Corset-influenced shapes tend to perform well because they create tension in the right places. You get lift, a defined waist, and a more deliberate shape when photographed from the front and side. Strong shoulders, sculpted necklines, and clean hemlines do something similar. They frame the shine instead of letting it float.
This is where shorter hemlines can be especially powerful. A mini already has attitude. Add reflective detail, and the look gets sharper, bolder, less apologetic. But proportion still matters. If the hem is high, the neckline or sleeve may need restraint. If the dress is cut low, a cleaner body line often keeps it elegant.
Color changes everything at night
People often focus on sparkle and ignore color, which is a mistake. Under lights, color can shift the entire mood of the dress.
Silver-toned sparkle tends to look colder, cleaner, and more futuristic. It catches flash beautifully and often reads best in nightlife settings with LED lighting or a lot of contrast. Gold brings warmth and feels richer in candlelight, hotel bars, and evening events where the atmosphere is softer. Black with crystal detail is usually the most forgiving and arguably the most dangerous - it gives you darkness, definition, and flash all at once.
Then there are saturated jewel tones. Deep blue, wine, emerald, and other darker colors with reflective finish can be stunning because they hold depth. They do not give everything away immediately. The light has to find them. That creates a more expensive effect than a dress that looks fully switched on at all times.
If your event includes professional photography, this matters even more. Some shades glow on camera. Others bounce too much light and lose dimension. The goal is not just shine. It is contrast.
Texture is where luxury shows up
Not all sparkle looks the same once the lights hit. Some finishes create a liquid effect. Others give a sharper, faceted flash. Some catch movement beautifully. Others can read flat if the base fabric lacks depth.

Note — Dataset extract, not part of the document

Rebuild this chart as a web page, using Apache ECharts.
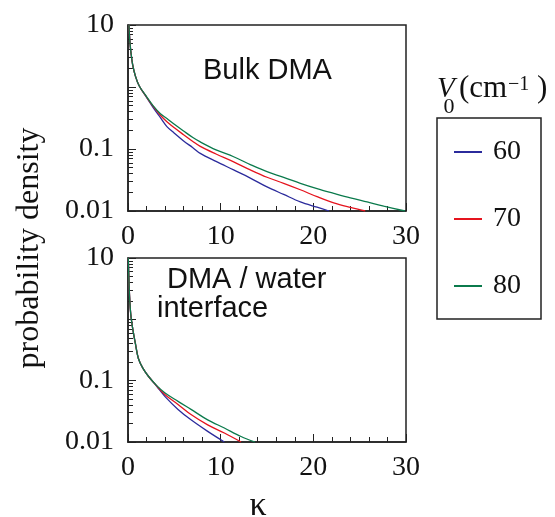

This is one of the clearest differences between a premium mini and a forgettable one. Luxury is often about restraint and finish. You want reflection that looks intentional, not chaotic. You want texture that still reads elevated when someone is two feet away, not only when they see you from across the room.
The base fabric matters here. If it has body, the shine tends to sit better. If it has softness with structure, the dress moves without collapsing. If it is too flimsy, even a dramatic finish can lose authority. A statement mini should not need perfect stillness to look good.

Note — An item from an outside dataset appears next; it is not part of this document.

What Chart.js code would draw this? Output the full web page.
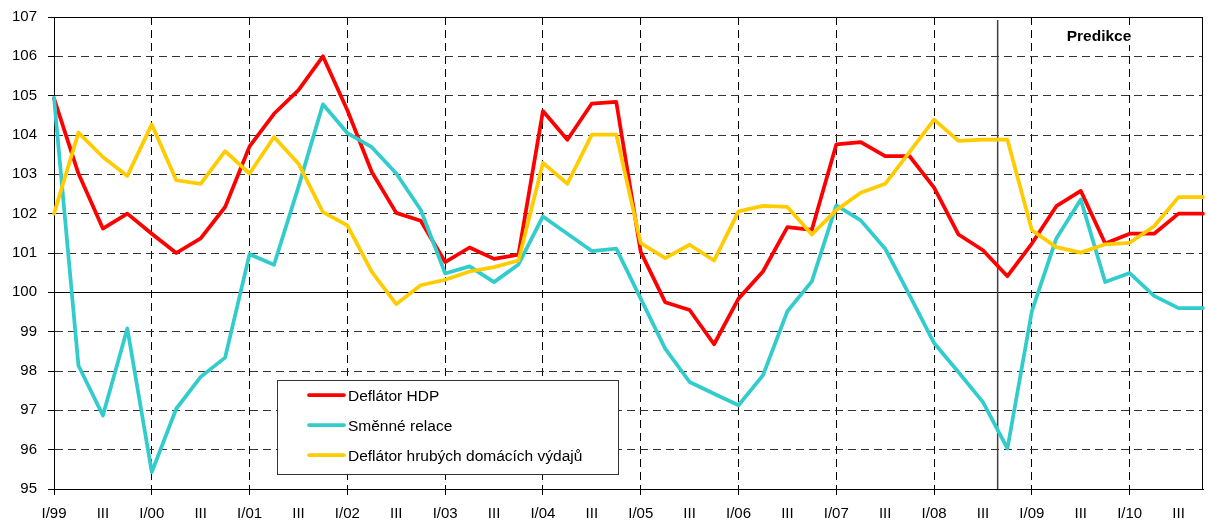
<!DOCTYPE html>
<html>
<head>
<meta charset="utf-8">
<script src="https://cdn.jsdelivr.net/npm/chart.js@4.4.0/dist/chart.umd.min.js"></script>
<style>
html,body{margin:0;padding:0;background:#fff;}
#wrap{width:1208px;height:524px;position:relative;}
</style>
</head>
<body>
<div id="wrap"><canvas id="c" width="1208" height="524"></canvas></div>
<script>
// ---- data ----
const quarters = [
  "I/99","II/99","III/99","IV/99","I/00","II/00","III/00","IV/00",
  "I/01","II/01","III/01","IV/01","I/02","II/02","III/02","IV/02",
  "I/03","II/03","III/03","IV/03","I/04","II/04","III/04","IV/04",
  "I/05","II/05","III/05","IV/05","I/06","II/06","III/06","IV/06",
  "I/07","II/07","III/07","IV/07","I/08","II/08","III/08","IV/08",
  "I/09","II/09","III/09","IV/09","I/10","II/10","III/10","IV/10"
];
const xTickLabels = [
  "I/99","III","I/00","III","I/01","III","I/02","III","I/03","III","I/04","III",
  "I/05","III","I/06","III","I/07","III","I/08","III","I/09","III","I/10","III"
];
const deflatorHDP = [
  104.93,103.02,101.62,102.00,101.49,101.00,101.37,102.17,
  103.71,104.54,105.14,106.00,104.63,103.06,102.02,101.82,
  100.77,101.14,100.85,100.96,104.61,103.88,104.80,104.84,
  101.03,99.75,99.55,98.68,99.84,100.53,101.66,101.59,
  103.76,103.82,103.46,103.46,102.66,101.47,101.07,100.41,
  101.24,102.19,102.58,101.24,101.49,101.49,102.00,102.00
];
const smenneRelace = [
  104.95,98.14,96.87,99.08,95.43,97.04,97.85,98.34,
  100.97,100.70,102.68,104.78,104.05,103.69,103.02,102.10,
  100.48,100.66,100.26,100.71,101.93,101.49,101.05,101.11,
  99.84,98.57,97.72,97.42,97.13,97.89,99.52,100.28,
  102.21,101.83,101.11,99.92,98.71,97.97,97.21,96.03,
  99.52,101.37,102.36,100.26,100.49,99.91,99.60,99.60
];
const deflatorHDV = [
  102.00,104.06,103.44,102.96,104.27,102.85,102.76,103.59,
  103.02,103.95,103.27,102.04,101.70,100.52,99.70,100.18,
  100.32,100.53,100.64,100.81,103.29,102.76,104.01,104.01,
  101.25,100.87,101.21,100.81,102.06,102.20,102.17,101.47,
  102.09,102.53,102.76,103.57,104.39,103.85,103.88,103.88,
  101.58,101.15,101.01,101.22,101.26,101.68,102.42,102.42
];
const seriesNames = ["Deflátor HDP","Směnné relace","Deflátor hrubých domácích výdajů"];
const seriesColors = ["#FF0000","#33CCCC","#FFCC00"];
const predictionStart = 38.6;   // quarter index where the forecast begins
const predictionLabel = "Predikce";
const yMin = 95, yMax = 107, yStep = 1, baseLine = 100;

// ---- drawing helpers ----
const FONT = "'Liberation Sans', Arial, Helvetica, sans-serif";

const decorations = {
  id: 'decorations',
  beforeDatasetsDraw(chart) {
    const {ctx, chartArea: a, scales: {x, y}} = chart;
    ctx.save();
    // solid 100 line
    const y100 = Math.round(y.getPixelForValue(baseLine)) + 0.5;
    ctx.strokeStyle = '#000';
    ctx.lineWidth = 1;
    ctx.setLineDash([]);
    ctx.beginPath();
    ctx.moveTo(a.left, y100);
    ctx.lineTo(a.right, y100);
    ctx.stroke();
    // frame top and right
    const t = Math.round(a.top) + 0.5, r = Math.round(a.right) - 0.5;
    ctx.beginPath();
    ctx.moveTo(a.left, t);
    ctx.lineTo(r, t);
    ctx.lineTo(r, a.bottom);
    ctx.stroke();
    // prediction divider
    const xp = x.getPixelForValue(predictionStart);
    ctx.strokeStyle = '#404040';
    ctx.lineWidth = 1.5;
    ctx.beginPath();
    ctx.moveTo(xp, a.top + 3);
    ctx.lineTo(xp, a.bottom);
    ctx.stroke();
    ctx.restore();
  },
  afterDraw(chart) {
    const {ctx} = chart;
    ctx.save();
    // legend box
    ctx.fillStyle = '#fff';
    ctx.fillRect(277.5, 380.5, 341, 94);
    ctx.strokeStyle = '#333';
    ctx.lineWidth = 1;
    ctx.strokeRect(277.5, 380.5, 341, 94);
    chart.data.datasets.forEach((ds, i) => {
      const cy = 395 + i * 30;
      ctx.strokeStyle = ds.borderColor;
      ctx.lineWidth = 3.75;
      ctx.lineCap = 'round';
      ctx.beginPath();
      ctx.moveTo(309, cy);
      ctx.lineTo(344, cy);
      ctx.stroke();
      ctx.fillStyle = '#000';
      ctx.font = '15.5px ' + FONT;
      ctx.textAlign = 'left';
      ctx.textBaseline = 'alphabetic';
      ctx.fillText(ds.label, 348, cy + 5.5);
    });
    // prediction label
    ctx.font = 'bold 15.5px ' + FONT;
    const w = ctx.measureText(predictionLabel).width;
    const cx = 1099;
    ctx.fillStyle = '#fff';
    ctx.fillRect(cx - w / 2 - 2, 25, w + 4, 20);
    ctx.fillStyle = '#000';
    ctx.textAlign = 'center';
    ctx.textBaseline = 'alphabetic';
    ctx.fillText(predictionLabel, cx, 40.5);
    ctx.restore();
  }
};

const dataArrays = [deflatorHDP, smenneRelace, deflatorHDV];
const orders = [3, 2, 1];

new Chart(document.getElementById('c'), {
  type: 'line',
  data: {
    labels: quarters,
    datasets: dataArrays.map((d, i) => ({
      label: seriesNames[i],
      data: d,
      borderColor: seriesColors[i],
      backgroundColor: seriesColors[i],
      order: orders[i],
      fill: false
    }))
  },
  options: {
    responsive: false,
    animation: false,
    layout: {padding: {top: 17, right: 5, left: 0, bottom: 0}},
    elements: {
      line: {borderWidth: 3.75, tension: 0, borderJoinStyle: 'round', borderCapStyle: 'round'},
      point: {radius: 0, hoverRadius: 0}
    },
    plugins: {legend: {display: false}, tooltip: {enabled: false}},
    scales: {
      x: {
        type: 'category',
        offset: false,
        grid: {
          offset: false,
          color: c => (c.index % 4 === 0 ? '#000' : 'rgba(0,0,0,0)'),
          lineWidth: 1,
          tickLength: 6,
          tickColor: c => (c.index % 4 === 0 ? '#000' : 'rgba(0,0,0,0)'),
          tickBorderDash: []
        },
        border: {display: true, color: '#000', width: 1, dash: [8, 5]},
        ticks: {
          autoSkip: false, maxRotation: 0, minRotation: 0, padding: 10,
          color: '#000', font: {family: FONT, size: 15},
          callback: (v, i) => (i % 2 === 0 ? xTickLabels[i / 2] : '')
        },
        afterFit: s => { s.height = 35; s.paddingLeft = 0; s.paddingRight = 0; }
      },
      y: {
        min: yMin, max: yMax,
        grid: {color: '#333', lineWidth: 1, tickLength: 6, tickColor: '#000', tickBorderDash: []},
        border: {display: true, color: '#000', width: 1, dash: [8, 5]},
        ticks: {stepSize: yStep, padding: 11, color: '#000', font: {family: FONT, size: 15}},
        afterFit: s => { s.width = 54; s.paddingTop = 0; s.paddingBottom = 0; }
      }
    }
  },
  plugins: [decorations]
});
</script>
</body>
</html>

For a woman with a real nightlife calendar, that distinction is practical, not theoretical. You are walking, sitting, dancing, getting photographed, getting tagged, getting seen from every angle. The dress has to survive all of it.

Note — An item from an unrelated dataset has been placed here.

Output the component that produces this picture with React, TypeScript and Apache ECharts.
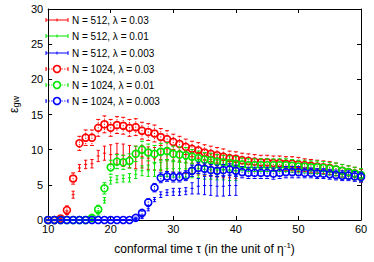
import React, { useEffect, useRef } from "react";
import * as echarts from "echarts";

// conformal time values
const tau1024 = [10,11,12,13,14,15,16,17,18,19,20,21,22,23,24,25,26,27,28,29,30,31,32,33,34,35,36,37,38,39,40,41,42,43,44,45,46,47,48,49,50,51,52,53,54,55,56,57,58,59,60];
const tau512 = [10,11,12,13,14,15,16,17,18,19,20,21,22,23,24,25,26,27,28,29,30,31,32,33,34,35,36,37,38,39,40];

// N = 512 series
const red512 = [0,0,0.1,0.9,3.6,7.4,7.9,8.0,9.1,9.5,9.3,9.4,9.2,9.0,8.9,9.0,8.8,8.7,8.6,8.5,8.4,8.3,8.2,8.1,8.0,7.9,7.8,7.7,7.6,7.6,7.5];
const red512Err = [0.05,0.05,0.1,0.4,0.5,0.5,0.6,0.6,0.8,1.0,1.4,1.5,1.6,1.6,1.6,1.6,1.6,1.6,1.6,1.6,1.6,1.6,1.6,1.6,1.6,1.6,1.6,1.6,1.6,1.6,1.6];
const green512 = [0,0,0,0,0,0,0,0.2,1.0,2.8,5.6,5.8,5.9,6.0,6.5,7.0,7.0,7.1,7.2,7.3,7.3,7.3,7.3,7.3,7.3,7.2,7.2,7.1,7.1,7.0,7.0];
const green512Err = [0.05,0.05,0.05,0.05,0.05,0.05,0.05,0.1,0.3,0.4,0.5,0.5,0.5,0.6,0.6,0.7,0.8,0.9,1.0,1.1,1.2,1.2,1.3,1.3,1.3,1.4,1.4,1.4,1.4,1.4,1.4];
const blue512 = [0,0,0,0,0,0,0,0,0,0,0,0,0,0,0,0.4,1.6,2.9,3.6,3.9,4.0,4.0,4.1,4.5,4.8,4.9,4.9,4.8,4.8,4.9,4.9];
const blue512Err = [0.05,0.05,0.05,0.05,0.05,0.05,0.05,0.05,0.05,0.05,0.05,0.05,0.05,0.05,0.05,0.2,0.3,0.3,0.4,0.4,0.5,0.5,0.5,0.8,1.1,1.3,1.4,1.4,1.4,1.4,1.4];

// N = 1024 series
const red1024 = [0,0,0.2,1.4,5.9,10.9,11.7,11.7,13.1,13.6,13.1,13.5,13.4,13.1,13.2,12.7,12.5,12.3,11.8,11.5,11.1,10.8,10.4,10.1,9.9,9.6,9.4,9.2,9.0,8.8,8.7,8.5,8.4,8.3,8.2,8.2,8.1,8.1,8.0,8.0,7.9,7.8,7.7,7.6,7.5,7.4,7.2,7.0,6.8,6.6,6.3];
const red1024Err = [0.1,0.1,0.2,0.6,0.8,1.0,1.1,1.1,1.2,1.2,1.2,1.2,1.2,1.2,1.2,1.2,1.2,1.2,1.2,1.2,1.1,1.1,1.1,1.1,1.1,1.1,1.1,1.1,1.1,1.0,1.0,1.0,1.0,1.0,1.0,1.0,1.0,1.0,1.0,1.0,1.0,0.9,0.9,0.9,0.9,0.9,0.9,0.9,0.9,0.9,0.9];
const green1024 = [0,0,0,0,0,0,0,0.3,1.5,4.5,7.5,8.3,8.2,8.4,9.4,10.0,9.6,9.4,9.7,9.8,9.4,9.3,9.2,9.0,8.8,8.6,8.5,8.3,8.2,8.1,8.0,7.9,7.8,7.8,7.8,7.8,7.8,7.8,7.8,7.7,7.6,7.6,7.5,7.5,7.4,7.3,7.2,7.0,6.8,6.6,6.4];
const green1024Err = [0.05,0.05,0.05,0.05,0.05,0.05,0.05,0.3,0.6,0.8,1.0,1.0,1.0,1.0,1.1,1.2,1.2,1.2,1.2,1.2,1.1,1.1,1.1,1.0,1.0,1.0,1.0,1.0,1.0,1.0,1.0,0.9,0.9,0.9,0.9,0.9,0.9,0.9,0.9,0.9,0.9,0.9,0.9,0.9,0.9,0.9,0.9,0.9,0.9,0.9,0.9];
const blue1024 = [0,0,0,0,0,0,0,0,0,0,0,0,0,0,0.3,1.0,2.5,4.6,6.0,6.2,6.1,6.1,6.3,7.0,7.4,7.3,7.1,7.0,7.1,7.2,7.0,6.8,6.7,6.7,6.7,6.7,6.6,6.7,6.8,6.8,6.8,6.7,6.7,6.6,6.6,6.5,6.4,6.3,6.3,6.2,6.1];
const blue1024Err = [0.05,0.05,0.05,0.05,0.05,0.05,0.05,0.05,0.05,0.05,0.05,0.05,0.05,0.05,0.1,0.3,0.5,0.6,0.7,0.7,0.7,0.7,0.7,0.8,0.8,0.8,0.8,0.8,0.8,0.8,0.8,0.8,0.8,0.8,0.8,0.8,0.8,0.8,0.8,0.8,0.8,0.7,0.7,0.7,0.7,0.7,0.7,0.7,0.7,0.7,0.7];

const legendLabels = [
  "N = 512, λ = 0.03",
  "N = 512, λ = 0.01",
  "N = 512, λ = 0.003",
  "N = 1024, λ = 0.03",
  "N = 1024, λ = 0.01",
  "N = 1024, λ = 0.003",
];

const RED = "#ff0000";
const GREEN = "#00e600";
const BLUE = "#0000ff";
const FONT = "'Liberation Sans', Arial, Helvetica, sans-serif";

function rows(x: number[], y: number[], e: number[]) {
  return x.map((v, i) => [v, y[i], e[i]]);
}

function makeRender(color: string, big: boolean) {
  return (_params: any, api: any) => {
    const x = api.value(0);
    const y = api.value(1);
    const e = api.value(2);
    const p = api.coord([x, y]);
    const hi = api.coord([x, y + e]);
    const lo = api.coord([x, y - e]);
    const dash = big ? [1.2, 1.4] : null;
    const cw = big ? 2 : 1.6;
    const lineStyle: any = { stroke: color, lineWidth: 1, lineDash: dash };
    const children: any[] = [
      { type: "line", shape: { x1: p[0], y1: hi[1], x2: p[0], y2: lo[1] }, style: lineStyle },
      { type: "line", shape: { x1: p[0] - cw, y1: hi[1], x2: p[0] + cw, y2: hi[1] }, style: { stroke: color, lineWidth: 1 } },
      { type: "line", shape: { x1: p[0] - cw, y1: lo[1], x2: p[0] + cw, y2: lo[1] }, style: { stroke: color, lineWidth: 1 } },
    ];
    if (big) {
      children.push({ type: "circle", shape: { cx: p[0], cy: p[1], r: 3.5 }, style: { fill: "none", stroke: color, lineWidth: 1.6 } });
    } else {
      children.push({ type: "line", shape: { x1: p[0] - 1.5, y1: p[1], x2: p[0] + 1.5, y2: p[1] }, style: { stroke: color, lineWidth: 1 } });
    }
    return { type: "group", children };
  };
}

function legendItem(i: number, color: string, big: boolean): any[] {
  const y = [20, 36, 53, 69, 85, 101][i];
  const x1 = 46, x2 = 68, cx = 57;
  const items: any[] = [
    { type: "line", shape: { x1, y1: y, x2, y2: y }, style: { stroke: color, lineWidth: 1, lineDash: big ? [1.2, 1.4] : null } },
    { type: "line", shape: { x1, y1: y - 2, x2: x1, y2: y + 2 }, style: { stroke: color, lineWidth: 1 } },
    { type: "line", shape: { x1: x2, y1: y - 2, x2: x2, y2: y + 2 }, style: { stroke: color, lineWidth: 1 } },
  ];
  if (big) {
    items.push({ type: "circle", shape: { cx, cy: y, r: 3.5 }, style: { fill: "#fff", stroke: color, lineWidth: 1.6 } });
  } else {
    items.push({ type: "line", shape: { x1: cx, y1: y - 1.5, x2: cx, y2: y + 1.5 }, style: { stroke: color, lineWidth: 1 } });
  }
  items.push({
    type: "text",
    x: 72,
    y,
    style: { text: legendLabels[i], fill: "#000", font: `10px ${FONT}`, verticalAlign: "middle", align: "left" },
  });
  return items;
}

export default function App() {
  const ref = useRef<HTMLDivElement>(null);
  useEffect(() => {
    if (!ref.current) return;
    const chart = echarts.init(ref.current, null, { renderer: "svg" });
    const axisCommon = {
      type: "value" as const,
      axisLine: { show: true, onZero: false, lineStyle: { color: "#000", width: 1 } },
      axisTick: { show: true, inside: true, length: 4, lineStyle: { color: "#000" } },
      splitLine: { show: false },
    };
    const seriesDefs: [string, number[], number[], number[], string, boolean][] = [
      [legendLabels[0], tau512, red512, red512Err, RED, false],
      [legendLabels[1], tau512, green512, green512Err, GREEN, false],
      [legendLabels[2], tau512, blue512, blue512Err, BLUE, false],
      [legendLabels[3], tau1024, red1024, red1024Err, RED, true],
      [legendLabels[4], tau1024, green1024, green1024Err, GREEN, true],
      [legendLabels[5], tau1024, blue1024, blue1024Err, BLUE, true],
    ];
    chart.setOption({
      animation: false,
      backgroundColor: "#fff",
      grid: { left: 39, right: 13, top: 9, bottom: 34, show: false },
      xAxis: [
        {
          ...axisCommon,
          min: 10,
          max: 60,
          interval: 10,
          position: "bottom",
          axisLabel: { color: "#000", fontSize: 11, fontFamily: FONT, margin: 3 },
          name: "conformal time τ (in the unit of η{sup|-1})",
          nameLocation: "middle",
          nameGap: 21,
          nameTextStyle: {
            color: "#000",
            fontSize: 12,
            fontFamily: FONT,
            lineHeight: 16,
            rich: { sup: { fontSize: 8, fontFamily: FONT, verticalAlign: "top", lineHeight: 10, color: "#000" } },
          },
        },
        { ...axisCommon, min: 10, max: 60, interval: 10, position: "top", axisLabel: { show: false } },
      ],
      yAxis: [
        {
          ...axisCommon,
          min: 0,
          max: 30,
          interval: 5,
          position: "left",
          axisLabel: { color: "#000", fontSize: 11, fontFamily: FONT, margin: 5 },
          name: "ε{sub|gw}",
          nameLocation: "middle",
          nameGap: 22,
          nameRotate: 90,
          nameTextStyle: {
            color: "#000",
            fontSize: 12,
            fontFamily: FONT,
            padding: [0, 0, 0, 20],
            rich: { sub: { fontSize: 9, fontFamily: FONT, verticalAlign: "bottom", color: "#000" } },
          },
        },
        { ...axisCommon, min: 0, max: 30, interval: 5, position: "right", axisLabel: { show: false } },
      ],
      graphic: [
        ...legendItem(0, RED, false),
        ...legendItem(1, GREEN, false),
        ...legendItem(2, BLUE, false),
        ...legendItem(3, RED, true),
        ...legendItem(4, GREEN, true),
        ...legendItem(5, BLUE, true),
      ],
      series: seriesDefs.map(([name, x, y, e, color, big]) => ({
        type: "custom",
        name,
        clip: false,
        xAxisIndex: 0,
        yAxisIndex: 0,
        data: rows(x, y, e),
        encode: { x: 0, y: 1 },
        renderItem: makeRender(color, big),
      })),
    });
    return () => chart.dispose();
  }, []);
  return <div ref={ref} style={{ width: 374, height: 262, position: "absolute", left: 0, top: 0 }} />;
}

Styling a sparkly mini dress under lights without killing the look
A strong mini does not need overstyling. In fact, too much around it can make the dress feel less expensive.
Shoes should support the line, not compete with it. A sharp sandal, a sleek pump, or a clean heel usually works better than anything overly busy. If the dress is already highly reflective, simpler accessories tend to let the overall look breathe. The same rule applies to bags. Small, polished, and intentional wins.
Outer layers are where a lot of looks go wrong. Throwing on the wrong jacket can break the silhouette instantly. If you need coverage, it has to feel deliberate - something sculptural, cropped, or dramatic enough to keep pace with the mini. Anything too casual will drag the whole look back to earth.
Hair and makeup should answer the dress, not repeat it. If the mini is icy and high flash, sleek hair can keep it modern. If the dress has warmer depth, a softer finish can work beautifully. There is no single formula, but there is one rule: do not let every element scream at the same volume.
When more sparkle is worth it - and when it is not
There are nights that call for maximum impact. Milestone birthdays. Vegas dinners that turn into after-hours plans. New Year’s Eve. Fashion parties. The kind of event where subtlety is basically bad manners. On those nights, a high-shine mini makes sense because the room can hold it.
Then there are settings where too much reflection can overwhelm the person wearing it. Smaller cocktail events, intimate dinners, and venues with softer lighting often reward a more edited dress. You still want presence. You just may want it delivered with more tension and less noise.
This is the real trade-off. The louder the finish, the more disciplined the shape and styling need to be. If the dress is already making a statement, every other decision has to get cleaner.
That is also why women who dress well for nightlife rarely chase sparkle alone. They chase impact. Sometimes impact comes from a crystal-loaded mini under hard light. Sometimes it comes from a black sculpted dress with just enough flash to catch the room on your turn.
What to look for before you buy
A mirror at home is not enough. Ask better questions. What happens to the dress in low light? Does the neckline stay clean when you move? Does the hem ride up? Does the shine create shape, or does it blur it? Can the dress hold its own in photos from the side, not just straight on?
And most importantly, does it still feel like you once it gets dramatic?
That last question matters because the best minis do not wear you. They amplify you. A woman with presence does not need a dress to create a personality. She needs one that meets the moment.
That is where a true nightlife piece earns its place. Not because it sparkles, but because it performs. It turns light into attitude. It sharpens the entrance. It stays expensive after hours.
If you are choosing a sparkly mini for a night that matters, shop for the reaction under the lights, not the hanger shot. That is where the real dress reveals itself.